No Substitute for Legal Safeguards
By Ed Shoener, ECOLOGIA
Ed Shoener is a board member of Ecologia since 1988 and former staff member of U.S. EPA and the Pennsylvania Department of Environmental Resources. He has been a member of the U.S. Technical Advisory Group to ISO since 1995
If you were to pick up a copy of ISO 14001 and just read it, without being aware of all the political rhetoric that has surrounded the standard, you would have to conclude that ISO 14001 is a useful management tool that can benefit the environment and help companies be more efficient. It is unfortunate that a number of vocal "supporters" of the standard have been so effective in politicizing it to the point that many members of the environmental community are reluctant to support lSO 14001.
I have heard politically motivated speakers and some government officials make extravagant claims about ISO 14001 in their rhetoric. They make wild statements asserting that if ISO is used by a company, the day may come when there will be no need for the government to inspect its manufacturing facilities, or that ISO heralds the end of command-and-control.
Environmental laws and standards will not be rolled back, because the public will not allow this to happen; witness the results of the "Contract with America" and its failed attempts to cut back environmental protection measures. The mixing of lSO 14001 with politicized calls for a rollback in environmental laws and standards could doom the effective use of ISO in the United States.
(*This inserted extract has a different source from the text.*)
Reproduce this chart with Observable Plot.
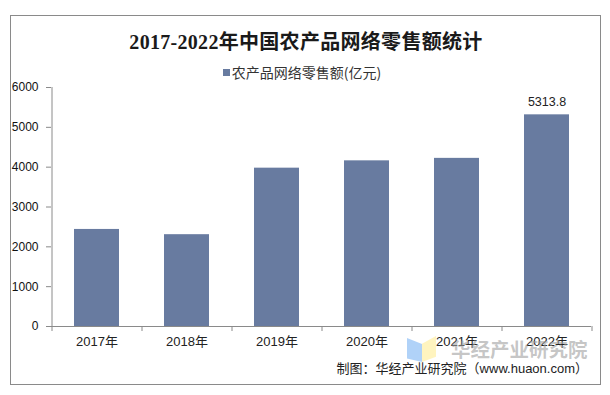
<!DOCTYPE html>
<html>
<head>
<meta charset="utf-8">
<script src="https://cdn.jsdelivr.net/npm/d3@7"></script>
<script src="https://cdn.jsdelivr.net/npm/@observablehq/plot@0.6"></script>
<style>
  html, body { margin: 0; padding: 0; background: #fff; }
  #wrap { position: relative; width: 610px; height: 395px; overflow: hidden; font-family: "Liberation Sans", Arial, "Noto Sans CJK SC", sans-serif; }
  #border { position: absolute; left: 10px; top: 15px; width: 591px; height: 370px; box-sizing: border-box; border: 1px solid #8a8a8a; }
  #chart { position: absolute; left: 0; top: 0; }
  #title { position: absolute; left: 0; width: 612px; top: 26px; text-align: center; font-family: "Liberation Serif", "DejaVu Serif", "Noto Sans CJK SC", serif; font-size: 20px; font-weight: bold; color: #1a1a1a; letter-spacing: 0.3px; }
  #legend { position: absolute; left: 0; width: 604px; top: 63px; text-align: center; font-size: 14px; color: #333; font-family: "Noto Sans CJK SC", sans-serif; line-height: 18px; }
  #legend .sw { display: inline-block; width: 7px; height: 7px; margin-right: 2px; vertical-align: 2px; }
  #caption { position: absolute; right: 22px; top: 358px; font-size: 13px; color: #222; font-family: "Liberation Sans", "Noto Sans CJK SC", sans-serif; }
  #wm { position: absolute; left: 451px; top: 338px; font-size: 19.5px; font-weight: bold; color: rgba(160,160,160,0.6); font-family: "Noto Sans CJK SC", sans-serif; line-height: 22px; }
  #logo1 { position: absolute; left: 407px; top: 338px; width: 15px; height: 24px; background: rgba(150,195,245,0.75); clip-path: polygon(0 0, 100% 25%, 100% 100%, 0 85%); }
  #logo2 { position: absolute; left: 422px; top: 336px; width: 14px; height: 26px; background: rgba(255,240,170,0.75); clip-path: polygon(0 30%, 100% 0, 100% 80%, 0 100%); }
</style>
</head>
<body>
<div id="wrap">
  <div id="border"></div>
  <div id="chart"></div>
  <div id="title"></div>
  <div id="legend"></div>
  <div id="logo1"></div>
  <div id="logo2"></div>
  <div id="wm"></div>
  <div id="caption"></div>
</div>
<script>
const years = ["2017年", "2018年", "2019年", "2020年", "2021年", "2022年"];
const sales = [2436.6, 2305, 3975, 4158.9, 4221, 5313.8];
const yTicks = [0, 1000, 2000, 3000, 4000, 5000, 6000];
const titleText = "2017-2022年中国农产品网络零售额统计";
const seriesName = "农产品网络零售额(亿元)";
const captionText = "制图：华经产业研究院（www.huaon.com）";
const watermarkText = "华经产业研究院";
const barColor = "#687ba0";

const data = years.map((y, i) => ({year: y, value: sales[i]}));

const W = 610, H = 395;
const mL = 51, mR = 19, mT = 87, mB = 69;
const step = (W - mL - mR) / years.length;

document.getElementById("title").textContent = titleText;
document.getElementById("legend").innerHTML = `<span class="sw" style="background:${barColor}"></span>${seriesName}`;
document.getElementById("caption").textContent = captionText;
document.getElementById("wm").textContent = watermarkText;

const chart = Plot.plot({
  width: W,
  height: H,
  marginLeft: mL,
  marginRight: mR,
  marginTop: mT,
  marginBottom: mB,
  style: {fontFamily: "'Liberation Sans', Arial, 'Noto Sans CJK SC', sans-serif", fontSize: "12px", color: "#111", background: "transparent"},
  x: {domain: years, paddingInner: 0.5, paddingOuter: 0.25, label: null},
  y: {domain: [0, 6000], label: null},
  marks: [
    Plot.barY(data, {x: "year", y: "value", fill: barColor}),
    Plot.ruleY([0], {stroke: "#8a8a8a"}),
    Plot.ruleX(years, {x: d => d, y1: 0, y2: 0, insetBottom: -5, dx: -step / 2, stroke: "#8a8a8a"}),
    Plot.ruleX(years.slice(-1), {x: d => d, y1: 0, y2: 0, insetBottom: -5, dx: step / 2, stroke: "#8a8a8a"}),
    Plot.ruleX(years.slice(0, 1), {x: d => d, y1: 0, y2: 6000, dx: -step / 2, stroke: "#8a8a8a"}),
    Plot.axisY({ticks: yTicks, tickSize: 5, tickPadding: 8, tickFormat: d => String(d), stroke: "#8a8a8a", fill: "#111", fontSize: 12, label: null}),
    Plot.axisX({tickSize: 0, tickPadding: 10, fontSize: 13, fill: "#222", label: null}),
    Plot.text(data.slice(-1), {x: "year", y: "value", text: d => d.value.toFixed(1), dy: -13, fontSize: 12.5, fill: "#222"})
  ]
});
document.getElementById("chart").appendChild(chart);
</script>
</body>
</html>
I am a board member of an international organization called ECOLOGIA. We help grass-roots environmental groups in eastern Europe and Russia. We have taken an interest in ISO 14001 because we believe it has the potential to be an especially effective tool to help eastern European and Russian citizens groups work with local industries to improve the environment. In many of these countries where democracies are just emerging, the ISO 14001 standard, if properly used, has the potential for helping to build democracies. Concepts such as making available to the public a company's environmental policy and considering the views of the public in the development of a company's environmental management programs are new ideas.
The United States is not an emerging democracy. ISO 14001 actually lags well behind our traditions of substantial public involvement in environmental decision making. We can review permits and review government inspection reports. For some time now, some of the more enlightened U.S. companies have been soliciting the views of the public as they establish corporate policies.
Although ISO 14001 can help companies better manage their affairs, it is not an effective substitute for the procedural safeguards and public review requirements that environmental groups have fought so hard to obtain.
How should federal government agencies respond to ISO 14001? I suggest that they need only adopt internal guidelines that require government facilities to be managed in accordance with the standard (i.e. physician heal thyself). Otherwise, let organizations, not the government, decide for themselves if ISO 14001 is needed for their operations.
ISO14001 should be left out of the limelight of politics and government policy making initiatives. ISO 14001 should simply be used by organizations to manage themselves more efficiently and effectively. That is all. And that is Plenty.